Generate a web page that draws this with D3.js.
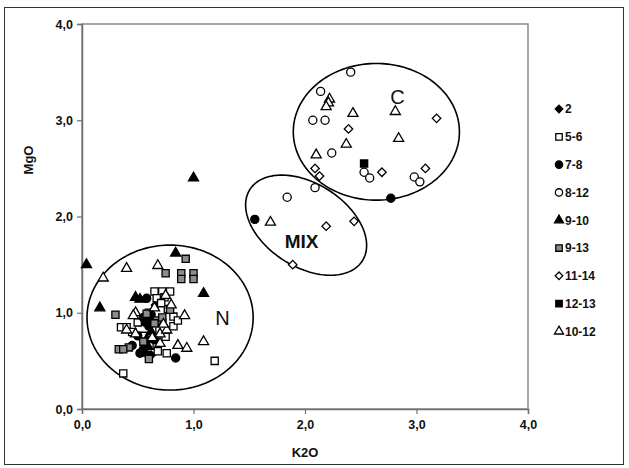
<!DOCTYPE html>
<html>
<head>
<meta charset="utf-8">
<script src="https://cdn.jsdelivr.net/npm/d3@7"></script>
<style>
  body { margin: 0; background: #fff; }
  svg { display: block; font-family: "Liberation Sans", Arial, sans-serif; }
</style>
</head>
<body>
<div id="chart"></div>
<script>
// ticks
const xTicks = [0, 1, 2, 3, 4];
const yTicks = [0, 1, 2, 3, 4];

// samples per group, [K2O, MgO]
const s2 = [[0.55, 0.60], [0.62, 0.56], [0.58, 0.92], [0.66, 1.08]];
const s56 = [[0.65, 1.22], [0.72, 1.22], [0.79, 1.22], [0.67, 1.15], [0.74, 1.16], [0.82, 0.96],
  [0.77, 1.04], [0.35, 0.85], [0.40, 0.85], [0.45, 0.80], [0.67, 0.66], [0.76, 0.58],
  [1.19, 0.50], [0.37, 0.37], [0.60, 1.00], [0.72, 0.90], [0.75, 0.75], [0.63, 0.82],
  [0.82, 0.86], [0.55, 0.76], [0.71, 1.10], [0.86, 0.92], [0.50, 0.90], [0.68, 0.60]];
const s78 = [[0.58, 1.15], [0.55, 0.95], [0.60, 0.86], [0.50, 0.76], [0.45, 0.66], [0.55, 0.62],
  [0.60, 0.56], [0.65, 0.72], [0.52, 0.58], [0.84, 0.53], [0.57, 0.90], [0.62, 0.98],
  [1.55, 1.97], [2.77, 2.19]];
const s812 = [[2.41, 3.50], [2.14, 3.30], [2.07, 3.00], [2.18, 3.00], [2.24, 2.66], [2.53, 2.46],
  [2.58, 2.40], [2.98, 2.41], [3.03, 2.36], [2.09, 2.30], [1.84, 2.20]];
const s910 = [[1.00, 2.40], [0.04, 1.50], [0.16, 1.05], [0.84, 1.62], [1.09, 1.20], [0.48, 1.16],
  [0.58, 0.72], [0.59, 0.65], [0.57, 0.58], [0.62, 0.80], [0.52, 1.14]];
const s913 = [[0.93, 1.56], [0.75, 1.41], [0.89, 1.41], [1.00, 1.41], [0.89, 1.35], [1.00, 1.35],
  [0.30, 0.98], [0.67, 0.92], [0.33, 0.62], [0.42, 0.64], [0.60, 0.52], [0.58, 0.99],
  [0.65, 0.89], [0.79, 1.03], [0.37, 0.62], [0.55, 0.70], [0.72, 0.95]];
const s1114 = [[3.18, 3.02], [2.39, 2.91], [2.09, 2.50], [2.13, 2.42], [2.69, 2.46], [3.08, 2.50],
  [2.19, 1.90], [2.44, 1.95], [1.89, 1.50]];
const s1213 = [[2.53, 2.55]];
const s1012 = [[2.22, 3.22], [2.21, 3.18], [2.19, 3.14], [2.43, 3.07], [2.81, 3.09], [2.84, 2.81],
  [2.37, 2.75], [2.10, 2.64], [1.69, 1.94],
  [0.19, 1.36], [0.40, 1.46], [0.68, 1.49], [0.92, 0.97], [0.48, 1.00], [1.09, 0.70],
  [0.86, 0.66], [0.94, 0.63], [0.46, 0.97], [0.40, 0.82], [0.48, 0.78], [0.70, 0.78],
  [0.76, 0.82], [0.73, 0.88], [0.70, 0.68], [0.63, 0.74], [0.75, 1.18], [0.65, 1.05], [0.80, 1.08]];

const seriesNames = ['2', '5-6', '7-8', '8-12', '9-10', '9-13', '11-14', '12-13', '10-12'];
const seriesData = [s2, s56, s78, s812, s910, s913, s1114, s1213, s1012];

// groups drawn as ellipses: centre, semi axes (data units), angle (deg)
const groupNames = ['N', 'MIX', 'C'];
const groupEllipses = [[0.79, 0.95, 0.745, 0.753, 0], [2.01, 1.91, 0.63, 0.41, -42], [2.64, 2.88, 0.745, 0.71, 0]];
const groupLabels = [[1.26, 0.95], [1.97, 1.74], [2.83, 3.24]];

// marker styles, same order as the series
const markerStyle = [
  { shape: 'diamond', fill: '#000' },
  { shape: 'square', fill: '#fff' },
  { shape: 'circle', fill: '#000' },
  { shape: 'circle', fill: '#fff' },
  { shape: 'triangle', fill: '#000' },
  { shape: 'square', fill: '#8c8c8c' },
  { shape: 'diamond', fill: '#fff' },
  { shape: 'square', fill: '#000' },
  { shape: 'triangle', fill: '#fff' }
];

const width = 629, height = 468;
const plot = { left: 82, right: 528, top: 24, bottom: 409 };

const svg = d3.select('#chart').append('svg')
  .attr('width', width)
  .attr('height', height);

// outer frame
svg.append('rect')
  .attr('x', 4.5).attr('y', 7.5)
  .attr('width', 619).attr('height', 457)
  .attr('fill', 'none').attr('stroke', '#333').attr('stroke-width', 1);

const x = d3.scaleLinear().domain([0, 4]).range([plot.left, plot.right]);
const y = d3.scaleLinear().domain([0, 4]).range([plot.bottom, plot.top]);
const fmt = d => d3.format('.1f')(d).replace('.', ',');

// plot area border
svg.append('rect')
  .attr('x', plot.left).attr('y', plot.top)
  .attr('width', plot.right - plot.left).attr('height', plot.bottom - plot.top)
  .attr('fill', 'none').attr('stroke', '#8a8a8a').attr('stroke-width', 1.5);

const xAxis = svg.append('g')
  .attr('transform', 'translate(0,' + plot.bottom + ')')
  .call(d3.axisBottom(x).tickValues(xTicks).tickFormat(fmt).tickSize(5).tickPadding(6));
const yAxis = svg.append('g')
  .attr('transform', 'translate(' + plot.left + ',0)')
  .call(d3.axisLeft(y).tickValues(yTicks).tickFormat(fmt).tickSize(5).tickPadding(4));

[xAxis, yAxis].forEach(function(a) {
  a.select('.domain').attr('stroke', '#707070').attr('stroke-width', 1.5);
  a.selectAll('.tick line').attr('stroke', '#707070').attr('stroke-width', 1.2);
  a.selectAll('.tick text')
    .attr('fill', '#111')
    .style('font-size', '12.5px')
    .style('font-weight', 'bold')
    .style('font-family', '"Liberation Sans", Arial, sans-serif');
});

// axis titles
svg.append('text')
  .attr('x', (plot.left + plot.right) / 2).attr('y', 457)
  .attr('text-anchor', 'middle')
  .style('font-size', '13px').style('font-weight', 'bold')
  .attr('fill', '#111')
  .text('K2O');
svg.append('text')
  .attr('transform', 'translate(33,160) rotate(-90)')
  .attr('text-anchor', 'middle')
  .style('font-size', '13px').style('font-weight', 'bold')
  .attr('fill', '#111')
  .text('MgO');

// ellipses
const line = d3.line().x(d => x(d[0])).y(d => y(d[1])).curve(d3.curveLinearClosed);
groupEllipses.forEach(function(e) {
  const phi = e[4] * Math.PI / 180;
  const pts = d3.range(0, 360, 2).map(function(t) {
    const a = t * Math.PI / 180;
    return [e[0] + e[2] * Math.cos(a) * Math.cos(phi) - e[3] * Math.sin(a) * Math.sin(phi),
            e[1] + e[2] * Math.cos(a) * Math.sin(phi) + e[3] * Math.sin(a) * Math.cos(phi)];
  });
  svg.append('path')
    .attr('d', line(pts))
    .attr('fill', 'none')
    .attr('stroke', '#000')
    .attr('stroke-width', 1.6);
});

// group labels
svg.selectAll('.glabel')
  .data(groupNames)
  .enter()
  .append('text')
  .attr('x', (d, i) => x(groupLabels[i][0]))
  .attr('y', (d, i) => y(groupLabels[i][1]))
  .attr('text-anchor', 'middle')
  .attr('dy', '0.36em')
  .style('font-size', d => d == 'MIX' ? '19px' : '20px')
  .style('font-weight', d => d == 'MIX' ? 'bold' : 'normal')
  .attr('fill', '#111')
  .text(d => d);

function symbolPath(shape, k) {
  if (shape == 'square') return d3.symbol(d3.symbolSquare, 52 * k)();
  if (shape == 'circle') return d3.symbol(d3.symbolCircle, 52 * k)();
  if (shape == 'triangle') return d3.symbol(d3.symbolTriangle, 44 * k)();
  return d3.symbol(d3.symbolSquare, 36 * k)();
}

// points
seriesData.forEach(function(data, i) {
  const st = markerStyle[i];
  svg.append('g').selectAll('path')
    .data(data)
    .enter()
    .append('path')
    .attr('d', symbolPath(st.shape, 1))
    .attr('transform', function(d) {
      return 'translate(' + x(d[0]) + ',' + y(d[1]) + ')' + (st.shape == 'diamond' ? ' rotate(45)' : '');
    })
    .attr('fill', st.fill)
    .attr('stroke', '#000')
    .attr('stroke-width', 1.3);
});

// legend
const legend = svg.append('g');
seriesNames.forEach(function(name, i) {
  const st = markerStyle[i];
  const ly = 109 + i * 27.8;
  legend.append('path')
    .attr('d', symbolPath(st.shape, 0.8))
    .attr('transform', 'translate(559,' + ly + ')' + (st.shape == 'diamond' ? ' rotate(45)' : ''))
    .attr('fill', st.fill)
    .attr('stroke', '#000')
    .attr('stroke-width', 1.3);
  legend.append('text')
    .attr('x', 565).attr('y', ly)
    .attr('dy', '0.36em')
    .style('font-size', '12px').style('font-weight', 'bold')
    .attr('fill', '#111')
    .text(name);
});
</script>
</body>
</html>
════
Repeat the lines exactly as they stand, from the opening line of the data through the line with "const yTicks = [0, 1, 2, 3, 4];". Pictures stay out of the copy.

Generate a web page that draws this with D3.js.
<!DOCTYPE html>
<html>
<head>
<meta charset="utf-8">
<script src="https://cdn.jsdelivr.net/npm/d3@7"></script>
<style>
  body { margin: 0; background: #fff; }
  svg { display: block; font-family: "Liberation Sans", Arial, sans-serif; }
</style>
</head>
<body>
<div id="chart"></div>
<script>
// ticks
const xTicks = [0, 1, 2, 3, 4];
const yTicks = [0, 1, 2, 3, 4];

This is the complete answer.